Replacing Corpus Workbench

  • Martin M: What about getting rid of Corpus Workbench?
    • Martin H: That would be a major change, as Korp is a frontend for CWB.
    • Martin H: Some colleagues have been working on something that would be faster than CWB. It’s an alpha version, but lacks many CWB features.

Parallelizing

  • Martin M: Why is it difficult to parallelize Korp/CWB?
    • Martin H: Statistics needs to summarize and build a huge data structure in Python, which may slow it down.

OpenShift

  • Martin H: For Mink, a new Korp backend will be set up using OpenShift, in the spring or even later.
    • If it works, the main Korp might also be moved to OpenShift.
    • Martin M: The CSC OpenShift (Rahti) instances have their own issues with ClusterFS.
      • It would allow scaling up and down, but that's currently not properly implemented.
      • Rahti will be updated to OpenShift 4, which should solve some issues.

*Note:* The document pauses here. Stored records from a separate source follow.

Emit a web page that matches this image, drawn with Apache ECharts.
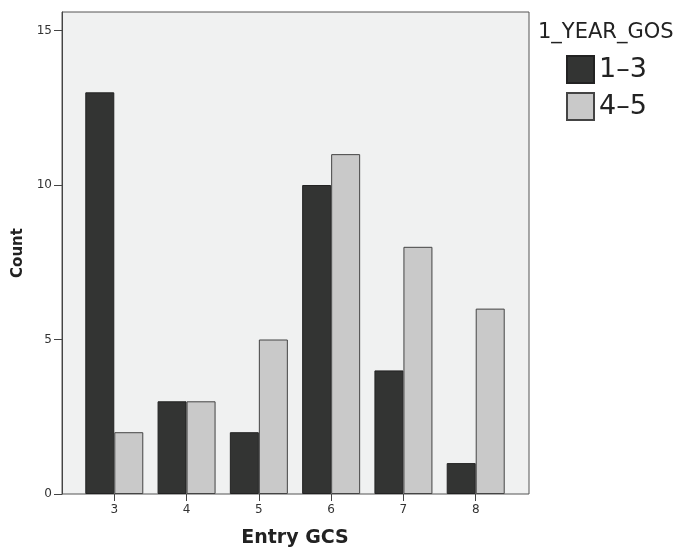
<!DOCTYPE html>
<html><head><meta charset="utf-8">
<script src="https://cdn.jsdelivr.net/npm/echarts@6/dist/echarts.min.js"></script>
<style>html,body{margin:0;padding:0;background:#fff}#c{width:684px;height:548px}</style>
</head><body><div id="c"></div>
<script>
const categories = ['3', '4', '5', '6', '7', '8'];
const seriesNames = ['1\u20133', '4\u20135'];
const low = [13, 3, 2, 10, 4, 1];
const high = [2, 3, 5, 11, 8, 6];

const chart = echarts.init(document.getElementById('c'));
const font = '"DejaVu Sans", sans-serif';
chart.setOption({
  animation: false,
  backgroundColor: '#ffffff',
  title: {
    text: '1_YEAR_GOS', left: 533, top: 17, padding: [5, 5, 5, 5],
    textStyle: { fontFamily: font, fontSize: 21, fontWeight: 'normal', color: '#222' }
  },
  legend: {
    orient: 'vertical', left: 566, top: 55, padding: 0, itemWidth: 27, itemHeight: 27, itemGap: 8,
    icon: 'rect',
    textStyle: { fontFamily: font, fontSize: 27, color: '#222' },
    data: seriesNames
  },
  grid: [
    { left: 62, top: 12, right: 155, bottom: 54, show: true, outerBoundsMode: 'none',
      backgroundColor: '#f0f1f1', borderColor: '#555', borderWidth: 1 },
    { left: 78.15, top: 12, right: 172.15, bottom: 54, show: false, outerBoundsMode: 'none' }
  ],
  xAxis: [
    { gridIndex: 0, type: 'value', min: 0, max: 1, show: false },
    {
      gridIndex: 1, type: 'category', data: categories,
      name: 'Entry GCS', nameLocation: 'middle', nameGap: 35,
      nameTextStyle: { fontFamily: font, fontSize: 19, fontWeight: 'bold', color: '#222' },
      axisLine: { show: false },
      axisTick: { show: true, alignWithLabel: true, length: 7, lineStyle: { color: '#444' } },
      axisLabel: { fontFamily: font, fontSize: 12, color: '#333', margin: 10 },
      splitLine: { show: false }
    }
  ],
  yAxis: [
    {
      gridIndex: 0, type: 'value', min: 0, max: 15.6, interval: 5,
      name: 'Count', nameLocation: 'middle', nameGap: 36, nameRotate: 90,
      nameTextStyle: { fontFamily: font, fontSize: 15, fontWeight: 'bold', color: '#222' },
      axisLine: { show: true, lineStyle: { color: '#444' } },
      axisTick: { show: true, length: 8, lineStyle: { color: '#444' } },
      axisLabel: { showMaxLabel: false, fontFamily: font, fontSize: 12, color: '#333', margin: 10 },
      splitLine: { show: false }
    },
    { gridIndex: 1, type: 'value', min: 0, max: 15.6, show: false }
  ],
  series: [
    {
      name: seriesNames[0], type: 'bar', xAxisIndex: 1, yAxisIndex: 1, barWidth: 29, barGap: '0%',
      itemStyle: { color: '#333433', borderColor: '#222', borderWidth: 1 },
      data: low
    },
    {
      name: seriesNames[1], type: 'bar', xAxisIndex: 1, yAxisIndex: 1, barWidth: 29, barGap: '0%',
      itemStyle: { color: '#c9c9c9', borderColor: '#444', borderWidth: 1 },
      data: high
    }
  ]
});
</script></body></html>
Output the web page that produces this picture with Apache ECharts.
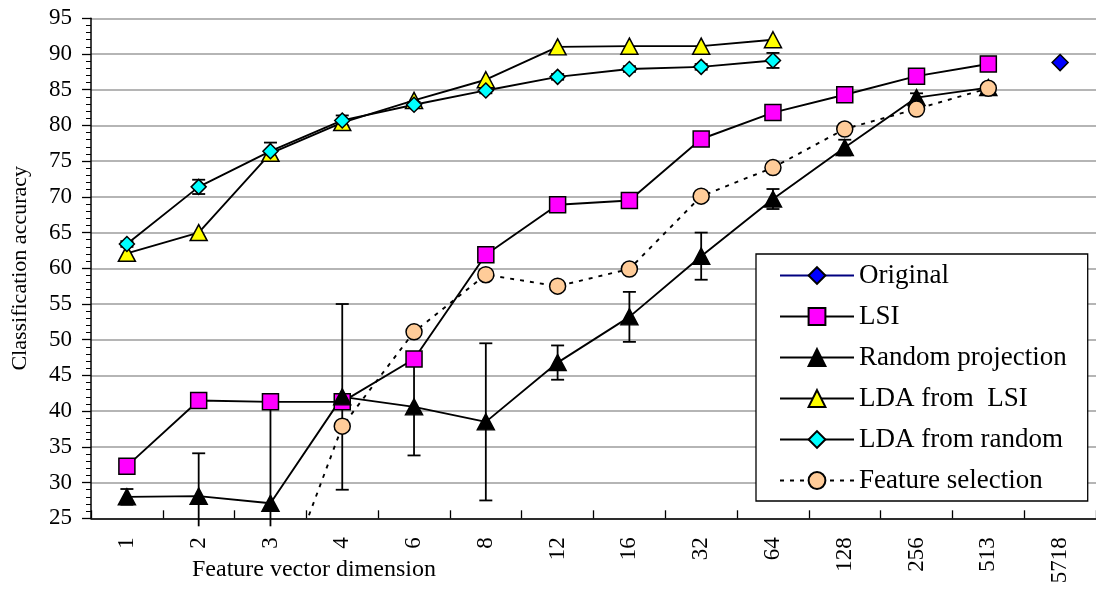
<!DOCTYPE html>
<html><head><meta charset="utf-8">
<script src="https://cdn.jsdelivr.net/npm/echarts@6/dist/echarts.min.js"></script>
<style>html,body{margin:0;padding:0;background:#fff}#c{width:1096px;height:592px}</style>
</head><body><div id="c"></div>
<script>
const categories = ['1','2','3','4','6','8','12','16','32','64','128','256','513','5718'];
const yTicks = [25, 95, 5];
const original   = [null,null,null,null,null,null,null,null,null,null,null,null,null,88.8];
const lsi        = [32.3,41.5,41.3,41.3,47.3,61.9,68.9,69.5,78.1,81.8,84.3,86.9,88.6,null];
const randomProj = [28.0,28.1,27.1,42.0,40.6,38.5,46.8,53.2,61.7,69.7,76.9,83.9,85.3,null];
const randomErr  = [1.1,6.0,15.0,13.0,6.8,11.0,2.4,3.5,3.3,1.4,1.1,0.6,0.4,null];
const ldaLsi     = [62.1,65.0,76.1,80.4,83.5,86.4,91.0,91.1,91.1,92.0,null,null,null,null];
const ldaRandom  = [63.4,71.4,76.4,80.7,82.9,84.9,86.8,87.9,88.2,89.1,null,null,null,null];
const ldaRandomErr=[0.4,1.0,1.2,0.7,0.4,0.4,0.4,0.4,0.4,1.05,null,null,null,null];
const featureSel = [null,null,11.0,37.9,51.1,59.1,57.5,59.9,70.1,74.1,79.5,82.3,85.2,null];

const FONT = 'Liberation Serif';
function errData(vals, errs){
  const out = [];
  vals.forEach((v,i)=>{ if(v!=null && errs[i]!=null) out.push([i, v-errs[i], v+errs[i]]); });
  return out;
}
function renderErr(params, api){
  const x = api.value(0), lo = api.value(1), hi = api.value(2);
  const top = api.coord([x, hi]);
  const bot = api.coord([x, lo]);
  const cs = params.coordSys;
  const bottomPx = cs.y + cs.height;
  const hw = 6.5;
  const st = {stroke:'#000', lineWidth:1.8};
  let yb = bot[1], capB = true;
  if (yb > bottomPx + 8) { yb = bottomPx + 8; capB = false; }
  const ch = [
    {type:'line', shape:{x1:top[0], y1:top[1], x2:top[0], y2:yb}, style:st},
    {type:'line', shape:{x1:top[0]-hw, y1:top[1], x2:top[0]+hw, y2:top[1]}, style:st}
  ];
  if (capB) ch.push({type:'line', shape:{x1:top[0]-hw, y1:yb, x2:top[0]+hw, y2:yb}, style:st});
  return {type:'group', children: ch};
}
const lineW = 1.9;
function lineSeries(name, data, symbol, size, fill, lineColor, dashed){
  return {
    name, type:'line', data, symbol, symbolSize:size, connectNulls:false,
    showSymbol:true, z:3,
    lineStyle:{color:lineColor||'#000', width:lineW, type: dashed ? [4,6] : 'solid'},
    itemStyle:{color:fill, borderColor:'#000', borderWidth:1.5},
    emphasis:{disabled:true}
  };
}
const chart = echarts.init(document.getElementById('c'), null, {renderer:'canvas'});
chart.setOption({
  animation:false,
  backgroundColor:'#fff',
  grid:{left:91, top:18.3, height:500, width:1014, containLabel:false},
  xAxis:{
    type:'category', data:categories, boundaryGap:true,
    axisLine:{lineStyle:{color:'#000', width:1.5}},
    axisTick:{show:true, inside:true, length:8, alignWithLabel:false, lineStyle:{color:'#000', width:1.3}},
    axisLabel:{rotate:90, margin:19, fontFamily:FONT, fontSize:23, color:'#000', interval:0},
    splitLine:{show:false}
  },
  yAxis:{
    type:'value', min:yTicks[0], max:yTicks[1], interval:yTicks[2],
    name:'Classification accuracy', nameLocation:'middle', nameGap:60,
    nameTextStyle:{fontFamily:FONT, fontSize:22, color:'#000'},
    axisLine:{show:true, lineStyle:{color:'#000', width:1.5}},
    axisTick:{show:true, inside:false, length:9, lineStyle:{color:'#000', width:1.3}},
    minorTick:{show:true, splitNumber:5, length:5, lineStyle:{color:'#000', width:1}},
    axisLabel:{margin:19, fontFamily:FONT, fontSize:23, color:'#000'},
    splitLine:{show:true, lineStyle:{color:'#9c9c9c', width:1.6}}
  },
  legend:{
    orient:'vertical', left:756, top:254,
    padding:[8,21,7,23], itemGap:14, itemWidth:74, itemHeight:21,
    borderColor:'#000', borderWidth:1.3, backgroundColor:'#fff',
    textStyle:{fontFamily:FONT, fontSize:27, color:'#000'},
    data:['Original','LSI','Random projection','LDA from  LSI','LDA from random','Feature selection']
  },
  graphic:[{
    type:'text', left:192, top:558,
    style:{text:'Feature vector dimension', font:'24px "Liberation Serif"', fill:'#000'}
  }],
  series:[
    {type:'custom', name:'err-random', renderItem:renderErr, data:errData(randomProj, randomErr), z:2, encode:{x:0, y:[1,2]}, silent:true},
    {type:'custom', name:'err-ldarandom', renderItem:renderErr, data:errData(ldaRandom, ldaRandomErr), z:2, encode:{x:0, y:[1,2]}, silent:true},
    lineSeries('Original', original, 'diamond', 16, '#0000FF', '#000080'),
    lineSeries('LSI', lsi, 'rect', 16, '#FF00FF'),
    lineSeries('Random projection', randomProj, 'triangle', [17,16], '#000000'),
    lineSeries('LDA from  LSI', ldaLsi, 'triangle', [17,16], '#FFFF00'),
    lineSeries('LDA from random', ldaRandom, 'diamond', 15, '#00FFFF'),
    lineSeries('Feature selection', featureSel, 'circle', 16, '#FFCC99', '#000', true)
  ]
});
</script></body></html>
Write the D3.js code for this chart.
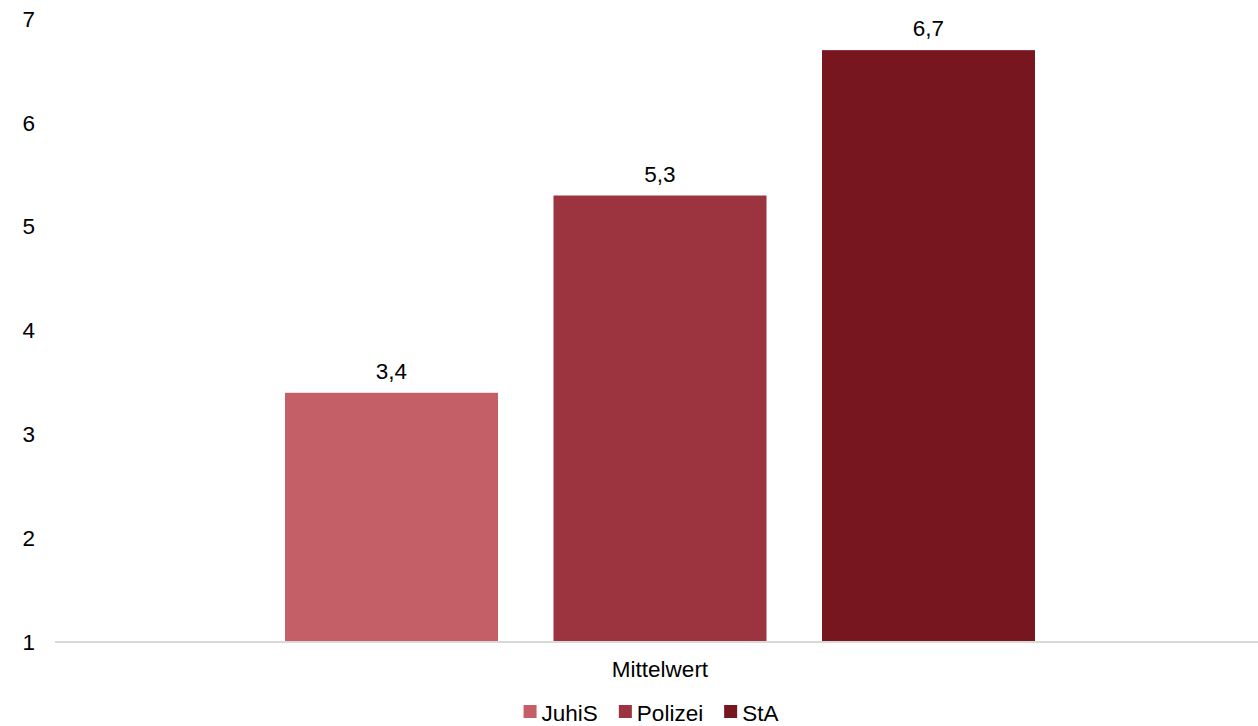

Default searches in the frontend

  • Maria: Statistics could be disabled in the frontend by default, which would eliminate some backend processing. That should be easy to implement.
  • Maria: Fewer or smaller corpora could be preselected.
    • Jyrki: Kielipankki’s Korp now has no preselected corpora.
    • Martin H: Don’t users then choose “select all corpora”?
    • Martin M: It has helped anyway.
  • Martin H: The default search in the extended search searches for all words.

Sharing corpus data

  • Martin M: Kielipankki is sharing corpus data as downloadable VRT files, with a converter to JSON, as the latter is preferred by many users.
  • Martin H: Språkbanken is sharing corpus data as XML, which corresponds to VRT but with token attributes encoded as the attributes of an XML element (not TEI-compatible).

Testing Korp

  • Martin M: Automated testing for Korp would be great.
  • Martin H: It hasn't happened yet, there never seems to be enough time time.
  • Martin M: We could probably contribute to this; maybe Anni could do something.

General collaboration practices

  • Martin M: With plugins, collaboration should be easier: less need to wait for each other.
  • Jyrki: GitHub pull requests have worked well from my point of view.
  • Maria: It's good to use GitHub facilities as much as possible, as information can be found there more easily than in emails.
  • Martin M: A meeting like this is also very useful.
  • It was agreed that the next meeting will be organized in January 2023; Maria promised to arrange it.